Al Jazeera’s correspondent Alaa Eddine Youssef was one of the first journalists to reach the scene of the raid in Barisha village.
US President Donald Trump has confirmed the death of ISIL leader Abu Bakr al-Baghdadi in a military operation in Syria’s northwest Idlib province.
“Last night, the United States brought the world’s number one terrorist leader to justice,” Trump announced at the White House on Sunday. “Abu Bakr al-Baghdadi is dead.”
Trump said the leader of the Islamic State of Iraq and the Levant (ISIL or ISIS) died after running into a dead-end tunnel in the village of Barisha and ignited an explosive vest during the raid, killing himself along with three of his children.
“He was a sick and depraved man, and now he’s gone,” Trump said. “He died like a dog, he died like a coward.”
In a national address, the US president described a daring nighttime airborne raid by American special operations forces during which a large number of his companions were killed.
Al-Baghdadi’s 11 other children were “uninjured”, Trump said, and were left under the care of an unnamed third party.
Speaking from the White House’s Diplomatic Room, the president said that al-Baghdadi spent his last moments in utter fear and claims that he was “whimpering” and died as “a coward, running and crying”.
According to him, the US received immediate and positive identification on the body after an on site DNA test, and that the world is now a much safer place.
“His body was mutilated by the blast. The tunnel had caved in on it in addition. But test results gave certain immediate and totally positive identification. It was him,” Trump told reporters.
“The thug who tried so hard to intimidate others spent his last moments in utter fear, in total panic and dread, terrified of the American forces bearing down on him,” he said providing graphic details of al-Baghdadi’s final moments.
Trump said he watched the operation from the White House Situation room as it played out live “as though you were watching a movie.”
No US troops were injured in the operation, the US president said, adding that sensitive information was taken from the compound by US Special Forces.
Trump also warned that al-Baghdadi’s successors are now in US “sights”.
Foreign policy success
Late on Saturday, Trump had teased a major announcement, posting on Twitter that “something very big has just happened!” By the morning, he was thanking Russia, Turkey, Syria and Iraq, as well as Kurdish fighters in Syria for their support.
The death of al-Baghdadi marks a significant foreign policy success for Trump, coming at one of the lowest points in his presidency as he is mired in impeachment proceedings.
Planning for the operation began two weeks ago, Trump said, after the US gained unspecified intelligence on al-Baghdadi’s whereabouts.
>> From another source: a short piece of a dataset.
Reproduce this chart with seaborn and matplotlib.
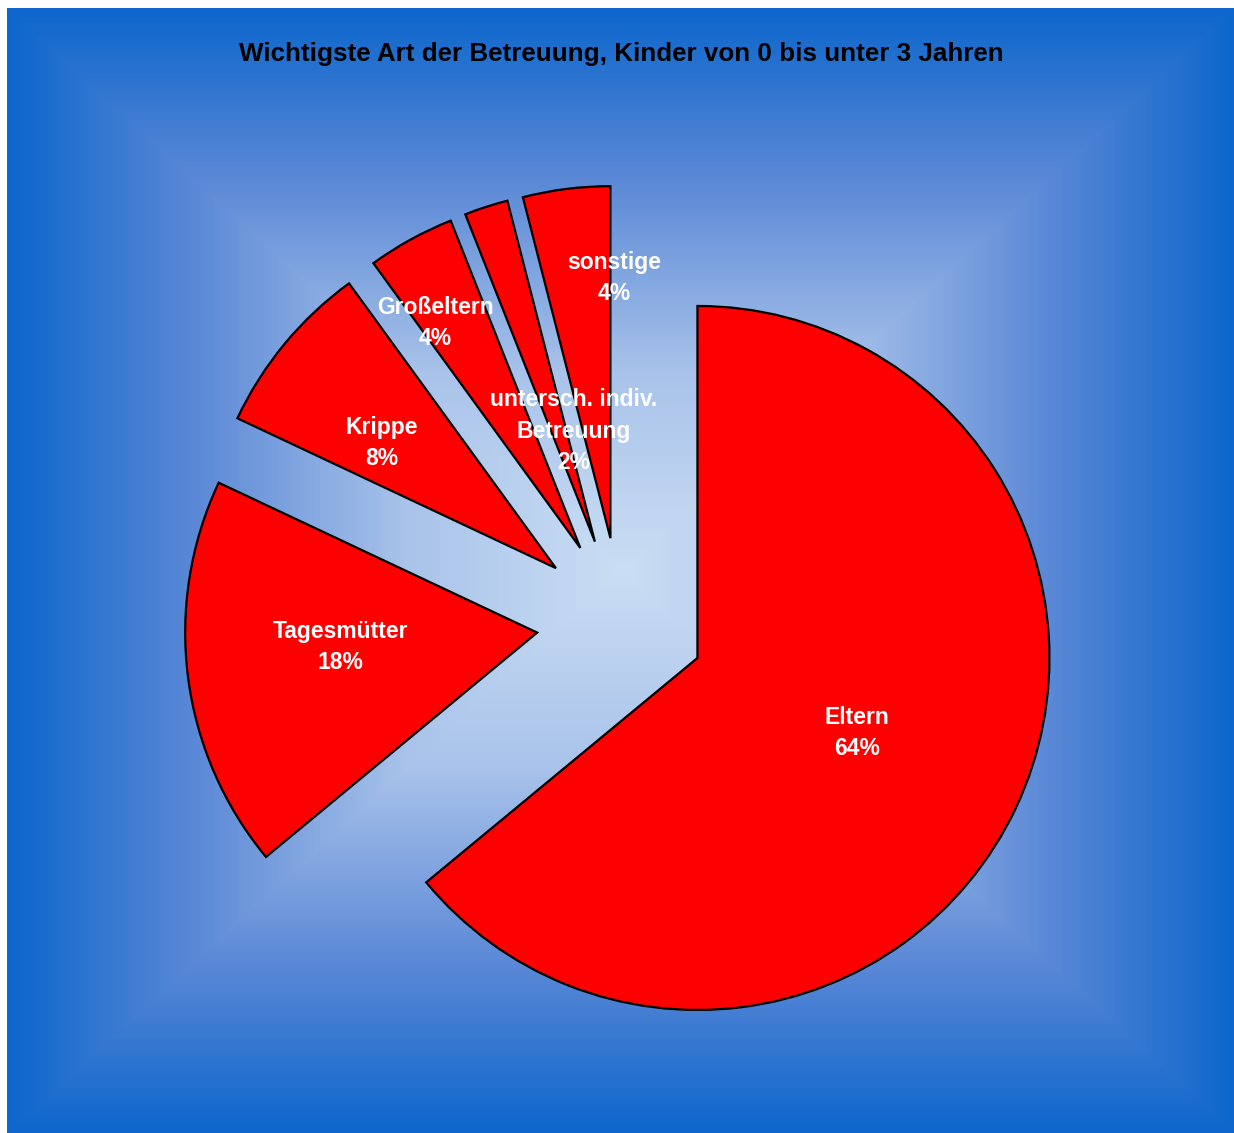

Eight military helicopters flew for more than an hour over territory controlled by Russian and Syrian forces, Trump said, before landing under gunfire at the compound.
Commenting on Trump’s choice of words, Marwan Bishara, Al Jazeera’s senior political analyst, said it was important for the US president to “make clear” to those who follow or might support ISIL that al-Baghdadi is a coward.
“It’s a way not only to kill al-Baghdadi physically, but also in terms of whatever memory there is of him … to kill his character,” he said.
“Clearly he’s going to be selling this point, about how he assassinated and ended the Islamic State and revived the American economy,” Bishara noted, referring to the upcoming US elections.
Al Jazeera’s Kimberly Halkett, reporting from the White House, also said that there is “no doubt” that Trump will “capitalise on this news as he campaigns for re-election in 2020, claiming Baghdadi’s death is a bigger deal than bin laden’s.”
Defense Secretary Mark Esper said the mission was to capture or kill the ISIL leader. While Trump had initially said no Americans were injured, Esper said two service members suffered minor injuries but have already returned to duty.
Trump’s national security adviser, Robert O’Brien, said al-Baghdadi’s remains would be dealt with in accordance with Islamic law and buried at sea in the same way that bin Laden’s were.
Most wanted man
ISIL, which at one point controlled swathes of Syria and Iraq, committed atrocities against religious minorities and were behind attacks in several countries. They were defeated by the US and its allies in March this year.
Al-Baghdadi became arguably the world’s most wanted man, and had a $25m US bounty on his head.
He kept a low public profile in recent years, releasing only sporadic audio recordings. In a recording just last month, he called on members of the group to do all they could to free ISIL prisoners and women held in jails and camps.
That purported audio was his first public statement since last April, when he appeared in a video for the first time in five years. The video included images of the ISIL leader sitting in a white room with three others as he praised Easter Day bombings that killed more than 250 people in Sri Lanka.
Trump’s latest announcement comes as the US leader has been on the receiving end of bipartisan criticism in Washington following the recent pullback of US troops from northeastern Syria.
Critics fear that the decision will allow ISIL to regain strength after it had lost vast stretches of territory it had once controlled. But Trump reiterated his position and said his administration was not considering US withdrawal from Syria.
The Turkish Defence ministry said in a statement that Ankara and the US had exchanged information on a US-led raid in Syria’s Idlib.